**Work to be completed**
All lines from the top of the records below through the line holding "minimum width=142pt, minimum", and only those, should be printed exactly, minus the pictures.

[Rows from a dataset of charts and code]
-- start --
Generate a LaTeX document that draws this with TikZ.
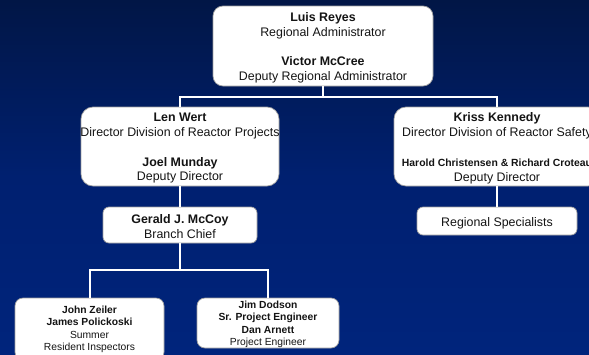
\documentclass[tikz,border=0pt]{standalone}
\usepackage{fontspec}
\setmainfont{Liberation Sans}
\usetikzlibrary{calc}
\begin{document}
\begin{tikzpicture}[x=1pt,y=-1pt,
  box/.style={draw=gray!75, line width=0.7pt, fill=white, inner sep=0pt},
  txt/.style={inner sep=0pt, align=center, text={rgb,255:red,20;green,20;blue,20}},
  bigfont/.style={font=\fontsize{12.4}{14.8}\selectfont},
  smallfont/.style={font=\fontsize{10.3}{12.4}\selectfont},
  link/.style={draw=white, line width=2pt}]
\useasboundingbox (0,0) rectangle (589,354);
\clip (0,0) rectangle (589,354);
\shade[top color={rgb,255:red,1;green,22;blue,70}, bottom color={rgb,255:red,0;green,36;blue,124}, middle color={rgb,255:red,0;green,32;blue,112}] (0,0) rectangle (589,354);

% boxes
\node[box, rounded corners=10pt, minimum width=220pt, minimum height=80pt] (top) at (323,46) {};
\node[box, rounded corners=12pt, minimum width=198pt, minimum height=79pt] (left) at (180,146.5) {};
\node[box, rounded corners=12pt, minimum width=206pt, minimum height=79pt] (right) at (497,146.5) {};
\node[box, rounded corners=6pt, minimum width=154pt, minimum height=36pt] (gerald) at (180,225) {};
\node[box, rounded corners=6pt, minimum width=160pt, minimum height=28pt] (spec) at (497,221) {};
\node[box, rounded corners=8pt, minimum width=149pt, minimum height=62pt] (bl) at (89.5,329) {};
\node[box, rounded corners=8pt, minimum width=142pt, minimum height=50pt] (bm) at (268,323) {};

% texts
\node[txt, bigfont] (topT) at ($(top)+(0,1.8)$)
  {\textbf{Luis Reyes}\\Regional Administrator\\[14.8pt]\textbf{Victor McCree}\\Deputy Regional Administrator};
\node[txt, bigfont] (leftT) at ($(left)+(0,1.8)$)
  {\textbf{Len Wert}\\Director Division of Reactor Projects\\[14.8pt]\textbf{Joel Munday}\\Deputy Director};
\node[txt, bigfont] (rightT) at ($(right)+(0,1.8)$)
  {\textbf{Kriss Kennedy}\\Director Division of Reactor Safety\\[14.8pt]{\fontsize{10.4}{12}\selectfont\bfseries Harold Christensen \& Richard Croteau}\\Deputy Director};
\node[txt, bigfont] (geraldT) at ($(gerald)+(0,1.5)$)
  {\textbf{Gerald J. McCoy}\\Branch Chief};
\node[txt, bigfont] (specT) at ($(spec)+(0,1.8)$) {Regional Specialists};
\node[txt, smallfont] (blT) at ($(bl)+(0,0.5)$)
  {\textbf{John Zeiler}\\\textbf{James Polickoski}\\Summer\\Resident Inspectors};
\node[txt, smallfont] (bmT) at ($(bm)+(0,1.5)$)
  {\textbf{Jim Dodson}\\\textbf{Sr. Project Engineer}\\\textbf{Dan Arnett}\\Project Engineer};

% connectors
\coordinate (bus1) at (323,97);
\coordinate (bus2) at (180,270);
\begin{scope}[on background layer/.style={}]
\end{scope}
\draw[link] (top.south) -- (bus1);
\draw[link] (left.north) |- (bus1) -| (right.north);
\draw[link] (left.south) -- (gerald.north);
\draw[link] (right.south) -- (spec.north);
\draw[link] (gerald.south) -- (bus2);
\draw[link] (bl.north) |- (bus2) -| (bm.north);
\end{tikzpicture}
\end{document}
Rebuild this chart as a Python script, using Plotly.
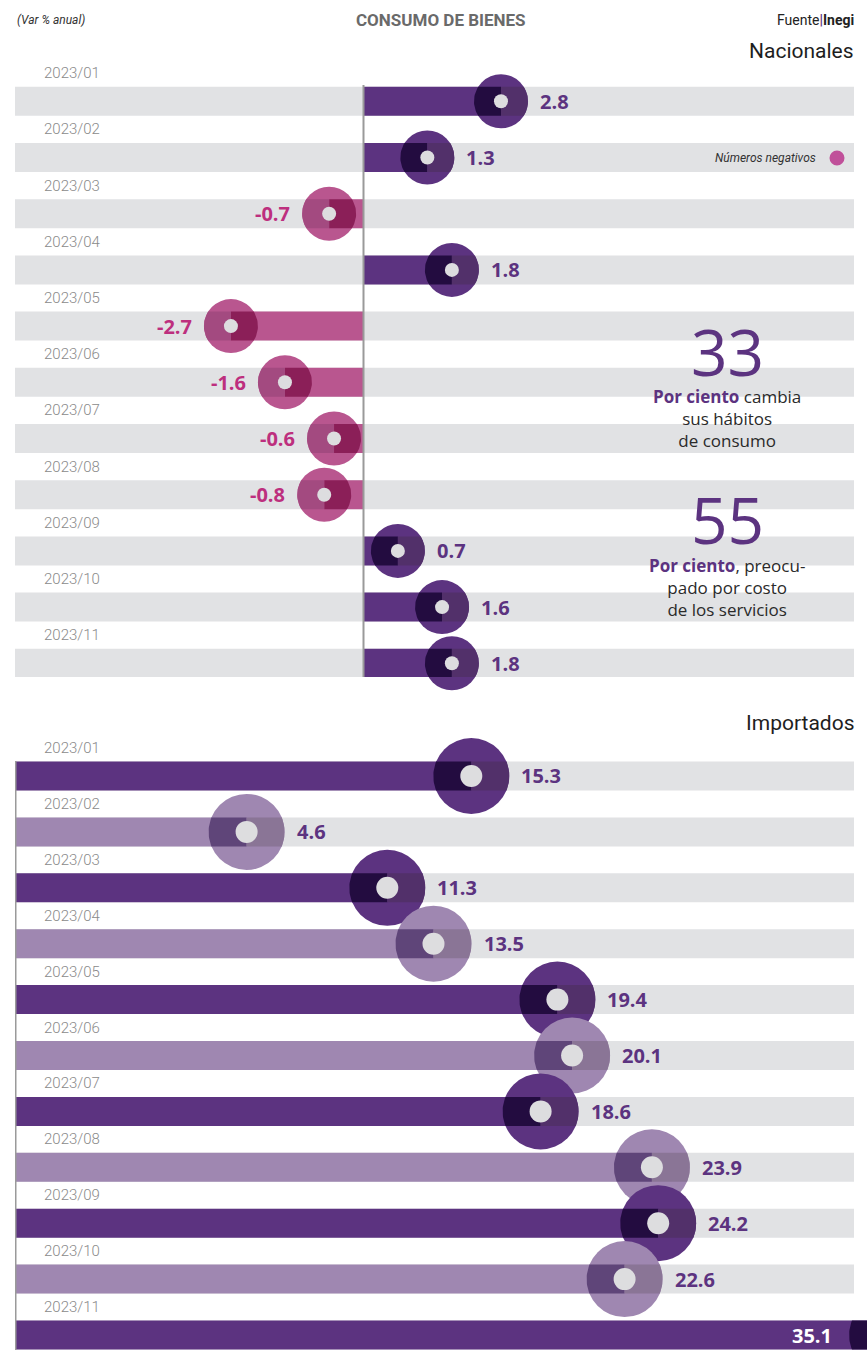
-- end --
**Problem solution**
Generate a LaTeX document that draws this with TikZ.
\documentclass[tikz,border=0pt]{standalone}
\usepackage{fontspec}
\setmainfont{Liberation Sans}
\usetikzlibrary{calc}
\begin{document}
\begin{tikzpicture}[x=1pt,y=-1pt,
  box/.style={draw=gray!75, line width=0.7pt, fill=white, inner sep=0pt},
  txt/.style={inner sep=0pt, align=center, text={rgb,255:red,20;green,20;blue,20}},
  bigfont/.style={font=\fontsize{12.4}{14.8}\selectfont},
  smallfont/.style={font=\fontsize{10.3}{12.4}\selectfont},
  link/.style={draw=white, line width=2pt}]
\useasboundingbox (0,0) rectangle (589,354);
\clip (0,0) rectangle (589,354);
\shade[top color={rgb,255:red,1;green,22;blue,70}, bottom color={rgb,255:red,0;green,36;blue,124}, middle color={rgb,255:red,0;green,32;blue,112}] (0,0) rectangle (589,354);

% boxes
\node[box, rounded corners=10pt, minimum width=220pt, minimum height=80pt] (top) at (323,46) {};
\node[box, rounded corners=12pt, minimum width=198pt, minimum height=79pt] (left) at (180,146.5) {};
\node[box, rounded corners=12pt, minimum width=206pt, minimum height=79pt] (right) at (497,146.5) {};
\node[box, rounded corners=6pt, minimum width=154pt, minimum height=36pt] (gerald) at (180,225) {};
\node[box, rounded corners=6pt, minimum width=160pt, minimum height=28pt] (spec) at (497,221) {};
\node[box, rounded corners=8pt, minimum width=149pt, minimum height=62pt] (bl) at (89.5,329) {};
\node[box, rounded corners=8pt, minimum width=142pt, minimum height=50pt] (bm) at (268,323) {};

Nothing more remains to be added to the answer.